[Entries taken from a collection]
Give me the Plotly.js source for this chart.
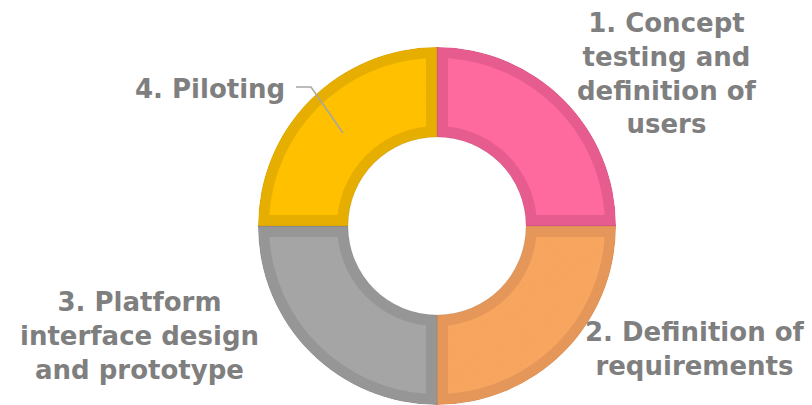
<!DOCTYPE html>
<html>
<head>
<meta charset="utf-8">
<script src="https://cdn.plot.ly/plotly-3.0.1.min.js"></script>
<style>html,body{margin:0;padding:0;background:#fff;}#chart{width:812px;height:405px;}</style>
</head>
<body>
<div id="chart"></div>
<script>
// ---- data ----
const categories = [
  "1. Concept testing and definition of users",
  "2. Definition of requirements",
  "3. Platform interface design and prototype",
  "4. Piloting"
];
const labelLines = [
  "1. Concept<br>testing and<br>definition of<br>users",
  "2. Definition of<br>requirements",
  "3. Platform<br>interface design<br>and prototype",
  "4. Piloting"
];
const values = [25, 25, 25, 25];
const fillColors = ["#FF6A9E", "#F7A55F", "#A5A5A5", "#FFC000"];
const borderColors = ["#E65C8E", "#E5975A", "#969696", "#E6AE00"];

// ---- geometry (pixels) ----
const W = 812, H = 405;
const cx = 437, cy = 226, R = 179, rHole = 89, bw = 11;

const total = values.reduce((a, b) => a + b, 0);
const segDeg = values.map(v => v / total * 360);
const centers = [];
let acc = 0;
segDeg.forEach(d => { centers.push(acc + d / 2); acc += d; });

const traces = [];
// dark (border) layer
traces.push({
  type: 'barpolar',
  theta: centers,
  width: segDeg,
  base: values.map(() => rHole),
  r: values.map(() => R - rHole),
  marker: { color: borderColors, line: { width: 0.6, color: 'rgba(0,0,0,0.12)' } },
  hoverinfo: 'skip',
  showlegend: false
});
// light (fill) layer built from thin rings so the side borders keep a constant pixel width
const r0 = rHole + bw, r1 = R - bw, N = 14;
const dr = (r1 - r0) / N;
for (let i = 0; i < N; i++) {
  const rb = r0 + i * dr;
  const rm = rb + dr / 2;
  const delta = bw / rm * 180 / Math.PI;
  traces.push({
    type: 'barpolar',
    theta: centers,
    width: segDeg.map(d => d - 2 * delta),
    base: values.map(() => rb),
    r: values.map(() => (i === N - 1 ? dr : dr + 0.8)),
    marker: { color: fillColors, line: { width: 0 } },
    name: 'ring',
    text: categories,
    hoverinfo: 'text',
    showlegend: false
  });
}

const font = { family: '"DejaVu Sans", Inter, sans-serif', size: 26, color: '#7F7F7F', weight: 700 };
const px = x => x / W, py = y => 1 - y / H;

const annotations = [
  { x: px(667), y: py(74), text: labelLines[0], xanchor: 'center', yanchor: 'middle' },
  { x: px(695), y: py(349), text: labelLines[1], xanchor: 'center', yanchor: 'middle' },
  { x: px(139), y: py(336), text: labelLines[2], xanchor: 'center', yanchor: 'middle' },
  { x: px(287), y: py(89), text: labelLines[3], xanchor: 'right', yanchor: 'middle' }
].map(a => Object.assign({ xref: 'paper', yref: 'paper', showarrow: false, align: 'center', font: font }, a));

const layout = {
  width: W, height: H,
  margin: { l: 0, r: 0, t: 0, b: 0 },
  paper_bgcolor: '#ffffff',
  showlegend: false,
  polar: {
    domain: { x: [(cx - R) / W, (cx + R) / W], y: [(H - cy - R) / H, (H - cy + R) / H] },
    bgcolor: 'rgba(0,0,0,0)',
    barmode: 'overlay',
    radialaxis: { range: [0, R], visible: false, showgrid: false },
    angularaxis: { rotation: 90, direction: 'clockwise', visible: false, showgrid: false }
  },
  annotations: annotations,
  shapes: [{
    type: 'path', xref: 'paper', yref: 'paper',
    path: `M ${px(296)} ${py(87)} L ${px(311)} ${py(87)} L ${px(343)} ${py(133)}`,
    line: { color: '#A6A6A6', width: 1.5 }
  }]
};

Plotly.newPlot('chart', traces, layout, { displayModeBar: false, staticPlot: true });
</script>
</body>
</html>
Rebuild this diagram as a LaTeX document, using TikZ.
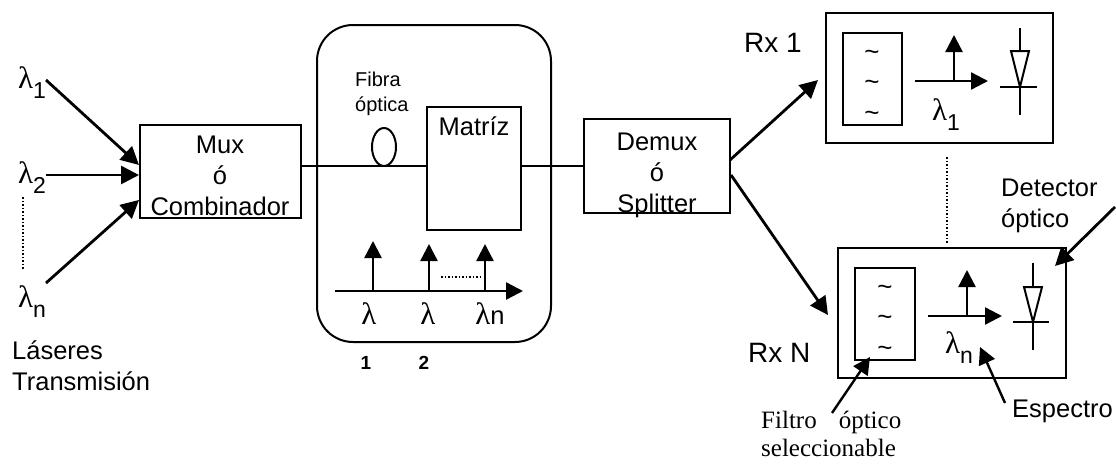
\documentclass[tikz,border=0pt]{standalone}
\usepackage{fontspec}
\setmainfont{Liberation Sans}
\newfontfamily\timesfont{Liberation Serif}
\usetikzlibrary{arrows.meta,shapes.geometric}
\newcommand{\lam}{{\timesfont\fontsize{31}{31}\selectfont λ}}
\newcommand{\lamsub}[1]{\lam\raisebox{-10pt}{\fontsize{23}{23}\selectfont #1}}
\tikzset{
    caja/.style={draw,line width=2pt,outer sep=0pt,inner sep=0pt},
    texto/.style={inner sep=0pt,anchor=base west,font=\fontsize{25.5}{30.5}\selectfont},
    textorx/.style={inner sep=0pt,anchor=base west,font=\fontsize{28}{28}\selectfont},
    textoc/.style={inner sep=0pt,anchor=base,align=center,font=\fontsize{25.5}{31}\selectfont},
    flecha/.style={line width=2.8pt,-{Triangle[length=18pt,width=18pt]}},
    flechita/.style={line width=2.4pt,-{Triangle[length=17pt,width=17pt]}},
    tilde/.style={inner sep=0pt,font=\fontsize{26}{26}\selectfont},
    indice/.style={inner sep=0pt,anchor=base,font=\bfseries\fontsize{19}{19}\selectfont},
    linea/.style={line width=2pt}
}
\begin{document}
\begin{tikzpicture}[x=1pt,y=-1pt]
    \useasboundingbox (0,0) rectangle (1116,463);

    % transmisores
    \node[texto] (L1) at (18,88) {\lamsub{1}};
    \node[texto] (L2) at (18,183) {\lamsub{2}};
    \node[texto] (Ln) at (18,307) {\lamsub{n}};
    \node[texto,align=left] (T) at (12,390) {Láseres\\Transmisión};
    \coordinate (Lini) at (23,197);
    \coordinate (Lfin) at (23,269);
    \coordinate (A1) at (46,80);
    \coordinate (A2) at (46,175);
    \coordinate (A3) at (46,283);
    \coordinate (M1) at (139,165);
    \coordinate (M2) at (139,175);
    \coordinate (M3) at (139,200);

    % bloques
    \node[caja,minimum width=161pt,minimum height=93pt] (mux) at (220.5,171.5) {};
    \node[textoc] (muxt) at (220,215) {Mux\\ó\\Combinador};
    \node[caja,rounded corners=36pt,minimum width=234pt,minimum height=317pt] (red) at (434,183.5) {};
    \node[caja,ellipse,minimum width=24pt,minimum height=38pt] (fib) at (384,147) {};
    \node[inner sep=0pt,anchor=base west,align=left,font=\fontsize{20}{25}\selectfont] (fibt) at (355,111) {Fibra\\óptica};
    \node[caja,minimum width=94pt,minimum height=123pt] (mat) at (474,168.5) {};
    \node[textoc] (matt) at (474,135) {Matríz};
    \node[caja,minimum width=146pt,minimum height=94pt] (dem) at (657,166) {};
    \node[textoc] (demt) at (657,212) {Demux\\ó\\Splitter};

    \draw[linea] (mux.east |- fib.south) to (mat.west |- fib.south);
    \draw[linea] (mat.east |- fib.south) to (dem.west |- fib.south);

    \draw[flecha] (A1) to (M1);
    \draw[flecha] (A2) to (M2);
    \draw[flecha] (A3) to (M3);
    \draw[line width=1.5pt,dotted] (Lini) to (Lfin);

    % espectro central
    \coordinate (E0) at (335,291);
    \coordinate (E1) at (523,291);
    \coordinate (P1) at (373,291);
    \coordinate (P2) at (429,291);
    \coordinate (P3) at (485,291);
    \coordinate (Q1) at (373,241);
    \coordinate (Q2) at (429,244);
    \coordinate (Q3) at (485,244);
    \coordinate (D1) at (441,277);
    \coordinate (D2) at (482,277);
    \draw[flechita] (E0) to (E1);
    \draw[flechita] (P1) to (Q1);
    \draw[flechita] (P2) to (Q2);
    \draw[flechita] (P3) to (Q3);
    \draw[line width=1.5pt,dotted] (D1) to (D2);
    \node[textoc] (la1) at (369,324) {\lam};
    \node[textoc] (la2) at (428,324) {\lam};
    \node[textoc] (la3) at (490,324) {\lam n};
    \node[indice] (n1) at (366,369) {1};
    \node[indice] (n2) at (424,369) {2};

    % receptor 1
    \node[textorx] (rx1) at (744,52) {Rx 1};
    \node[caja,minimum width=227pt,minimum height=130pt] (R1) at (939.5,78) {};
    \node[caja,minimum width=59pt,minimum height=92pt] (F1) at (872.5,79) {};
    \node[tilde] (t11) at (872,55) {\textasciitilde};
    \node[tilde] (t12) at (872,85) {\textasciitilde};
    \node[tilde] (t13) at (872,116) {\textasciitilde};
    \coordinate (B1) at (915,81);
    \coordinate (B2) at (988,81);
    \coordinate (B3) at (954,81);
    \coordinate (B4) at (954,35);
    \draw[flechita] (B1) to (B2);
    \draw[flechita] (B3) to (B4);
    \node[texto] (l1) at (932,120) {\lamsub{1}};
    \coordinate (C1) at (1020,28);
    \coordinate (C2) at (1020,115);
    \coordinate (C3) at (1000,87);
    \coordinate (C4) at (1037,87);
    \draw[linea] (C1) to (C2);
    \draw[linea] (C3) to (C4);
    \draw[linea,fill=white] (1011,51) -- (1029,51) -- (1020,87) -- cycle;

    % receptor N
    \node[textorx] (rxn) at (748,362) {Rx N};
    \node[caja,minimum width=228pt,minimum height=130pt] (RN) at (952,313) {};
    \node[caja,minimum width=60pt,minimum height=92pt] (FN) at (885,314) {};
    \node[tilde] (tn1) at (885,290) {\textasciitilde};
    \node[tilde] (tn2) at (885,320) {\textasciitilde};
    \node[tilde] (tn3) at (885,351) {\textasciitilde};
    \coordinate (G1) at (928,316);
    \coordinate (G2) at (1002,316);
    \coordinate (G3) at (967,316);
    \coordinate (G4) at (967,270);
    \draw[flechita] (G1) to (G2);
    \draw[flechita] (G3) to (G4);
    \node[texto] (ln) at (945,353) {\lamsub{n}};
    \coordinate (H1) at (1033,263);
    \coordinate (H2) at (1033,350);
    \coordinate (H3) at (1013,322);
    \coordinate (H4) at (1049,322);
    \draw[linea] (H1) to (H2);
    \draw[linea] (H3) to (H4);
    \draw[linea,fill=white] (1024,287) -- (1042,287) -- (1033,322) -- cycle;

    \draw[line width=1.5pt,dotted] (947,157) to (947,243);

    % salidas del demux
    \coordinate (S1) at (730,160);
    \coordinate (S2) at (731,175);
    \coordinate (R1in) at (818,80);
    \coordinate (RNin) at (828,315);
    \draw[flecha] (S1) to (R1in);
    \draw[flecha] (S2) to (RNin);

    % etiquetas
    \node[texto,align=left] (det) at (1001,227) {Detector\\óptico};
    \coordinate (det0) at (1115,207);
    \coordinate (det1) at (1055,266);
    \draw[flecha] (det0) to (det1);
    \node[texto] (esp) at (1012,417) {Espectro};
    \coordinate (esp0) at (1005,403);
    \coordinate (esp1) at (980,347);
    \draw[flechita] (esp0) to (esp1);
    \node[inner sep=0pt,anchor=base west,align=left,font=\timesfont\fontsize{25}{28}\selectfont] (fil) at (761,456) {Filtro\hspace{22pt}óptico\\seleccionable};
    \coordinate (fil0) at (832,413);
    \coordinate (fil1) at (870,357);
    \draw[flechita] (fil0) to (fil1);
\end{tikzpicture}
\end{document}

## Task details:
Repeat only the lines between the top of the entries above and the line containing "centers.push(acc + d", both ends included, without the pictures.

## Result of the exercise:
Give me the Plotly.js source for this chart.
<!DOCTYPE html>
<html>
<head>
<meta charset="utf-8">
<script src="https://cdn.plot.ly/plotly-3.0.1.min.js"></script>
<style>html,body{margin:0;padding:0;background:#fff;}#chart{width:812px;height:405px;}</style>
</head>
<body>
<div id="chart"></div>
<script>
// ---- data ----
const categories = [
  "1. Concept testing and definition of users",
  "2. Definition of requirements",
  "3. Platform interface design and prototype",
  "4. Piloting"
];
const labelLines = [
  "1. Concept<br>testing and<br>definition of<br>users",
  "2. Definition of<br>requirements",
  "3. Platform<br>interface design<br>and prototype",
  "4. Piloting"
];
const values = [25, 25, 25, 25];
const fillColors = ["#FF6A9E", "#F7A55F", "#A5A5A5", "#FFC000"];
const borderColors = ["#E65C8E", "#E5975A", "#969696", "#E6AE00"];

// ---- geometry (pixels) ----
const W = 812, H = 405;
const cx = 437, cy = 226, R = 179, rHole = 89, bw = 11;

const total = values.reduce((a, b) => a + b, 0);
const segDeg = values.map(v => v / total * 360);
const centers = [];
let acc = 0;
segDeg.forEach(d => { centers.push(acc + d / 2); acc += d; });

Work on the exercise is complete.